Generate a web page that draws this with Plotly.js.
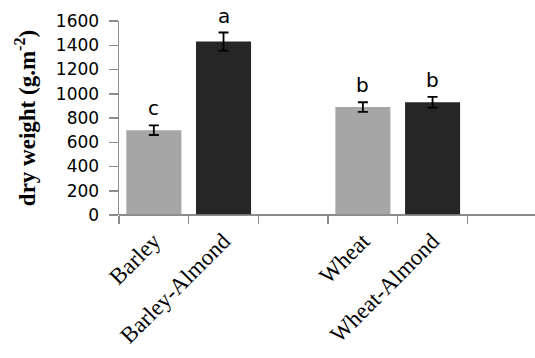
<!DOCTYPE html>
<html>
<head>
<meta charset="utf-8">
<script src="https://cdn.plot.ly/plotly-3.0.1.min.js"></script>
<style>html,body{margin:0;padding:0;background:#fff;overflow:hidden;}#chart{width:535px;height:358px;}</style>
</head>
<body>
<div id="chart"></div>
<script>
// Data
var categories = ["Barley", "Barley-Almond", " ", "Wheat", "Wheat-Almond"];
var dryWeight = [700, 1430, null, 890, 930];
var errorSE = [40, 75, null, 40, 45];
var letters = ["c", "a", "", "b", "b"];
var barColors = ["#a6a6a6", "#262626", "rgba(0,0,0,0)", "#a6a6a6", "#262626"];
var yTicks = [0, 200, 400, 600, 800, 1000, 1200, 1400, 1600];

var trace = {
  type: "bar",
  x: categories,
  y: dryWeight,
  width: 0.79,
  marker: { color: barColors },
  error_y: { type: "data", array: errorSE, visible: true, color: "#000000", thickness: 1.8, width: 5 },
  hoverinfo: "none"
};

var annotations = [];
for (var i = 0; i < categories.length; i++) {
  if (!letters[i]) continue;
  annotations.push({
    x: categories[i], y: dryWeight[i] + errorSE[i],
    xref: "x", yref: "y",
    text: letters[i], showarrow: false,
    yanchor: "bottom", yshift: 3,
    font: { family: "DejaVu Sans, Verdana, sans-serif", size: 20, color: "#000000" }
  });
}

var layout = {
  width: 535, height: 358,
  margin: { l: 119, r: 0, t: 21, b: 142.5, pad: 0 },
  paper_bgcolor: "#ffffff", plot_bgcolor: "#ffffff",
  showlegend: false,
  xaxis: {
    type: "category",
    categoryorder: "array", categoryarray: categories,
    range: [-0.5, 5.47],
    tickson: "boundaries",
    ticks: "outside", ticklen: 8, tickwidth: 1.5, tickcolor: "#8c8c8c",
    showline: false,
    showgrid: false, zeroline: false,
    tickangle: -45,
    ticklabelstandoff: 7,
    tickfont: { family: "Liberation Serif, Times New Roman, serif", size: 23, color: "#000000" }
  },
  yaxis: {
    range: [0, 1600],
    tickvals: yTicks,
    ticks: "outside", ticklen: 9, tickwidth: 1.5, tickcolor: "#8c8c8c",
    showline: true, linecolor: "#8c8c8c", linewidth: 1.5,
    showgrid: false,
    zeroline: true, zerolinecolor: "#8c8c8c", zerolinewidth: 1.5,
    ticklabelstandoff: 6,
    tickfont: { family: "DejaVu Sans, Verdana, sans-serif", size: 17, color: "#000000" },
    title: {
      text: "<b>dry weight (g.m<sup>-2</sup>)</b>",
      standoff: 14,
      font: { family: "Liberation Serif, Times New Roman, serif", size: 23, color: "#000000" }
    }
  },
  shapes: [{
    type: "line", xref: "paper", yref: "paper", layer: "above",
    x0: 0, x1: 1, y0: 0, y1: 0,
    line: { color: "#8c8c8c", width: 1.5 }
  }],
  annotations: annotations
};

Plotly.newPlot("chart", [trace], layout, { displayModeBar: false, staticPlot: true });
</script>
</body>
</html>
^^^^
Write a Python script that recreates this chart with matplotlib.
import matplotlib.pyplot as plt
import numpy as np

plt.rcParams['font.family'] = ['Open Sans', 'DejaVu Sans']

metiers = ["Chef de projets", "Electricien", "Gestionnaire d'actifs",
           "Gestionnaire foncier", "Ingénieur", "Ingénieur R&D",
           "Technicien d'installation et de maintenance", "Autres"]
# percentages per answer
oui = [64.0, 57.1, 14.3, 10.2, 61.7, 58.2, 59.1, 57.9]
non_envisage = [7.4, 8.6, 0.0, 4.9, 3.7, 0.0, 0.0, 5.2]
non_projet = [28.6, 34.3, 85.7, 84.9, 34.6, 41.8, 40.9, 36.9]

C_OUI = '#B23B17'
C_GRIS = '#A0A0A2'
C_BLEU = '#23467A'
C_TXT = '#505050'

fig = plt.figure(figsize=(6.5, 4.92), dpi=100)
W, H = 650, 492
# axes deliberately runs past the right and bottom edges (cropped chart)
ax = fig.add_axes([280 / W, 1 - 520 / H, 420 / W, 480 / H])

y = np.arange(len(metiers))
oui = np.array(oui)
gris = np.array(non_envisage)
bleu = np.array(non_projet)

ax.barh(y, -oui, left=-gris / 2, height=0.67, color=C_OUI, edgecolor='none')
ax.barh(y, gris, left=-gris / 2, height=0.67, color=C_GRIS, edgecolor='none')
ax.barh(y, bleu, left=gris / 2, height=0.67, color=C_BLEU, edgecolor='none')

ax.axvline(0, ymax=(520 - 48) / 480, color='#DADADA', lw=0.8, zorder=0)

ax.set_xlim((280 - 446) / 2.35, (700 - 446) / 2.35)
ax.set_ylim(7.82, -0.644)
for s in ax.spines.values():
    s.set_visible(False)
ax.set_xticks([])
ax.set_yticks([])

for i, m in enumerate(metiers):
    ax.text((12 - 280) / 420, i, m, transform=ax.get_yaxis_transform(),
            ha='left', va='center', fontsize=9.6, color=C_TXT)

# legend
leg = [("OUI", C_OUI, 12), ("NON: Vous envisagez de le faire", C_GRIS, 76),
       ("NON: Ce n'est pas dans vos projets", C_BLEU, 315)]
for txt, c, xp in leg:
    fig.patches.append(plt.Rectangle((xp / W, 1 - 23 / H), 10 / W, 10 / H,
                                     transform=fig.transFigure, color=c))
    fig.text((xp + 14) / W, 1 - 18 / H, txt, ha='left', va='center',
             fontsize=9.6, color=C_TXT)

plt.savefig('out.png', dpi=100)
^^^^
### AIM OF THE TASK
Return all lines containing the word "that".

### TASK RESPONSE
Generate a web page that draws this with Plotly.js.
Write a Python script that recreates this chart with matplotlib.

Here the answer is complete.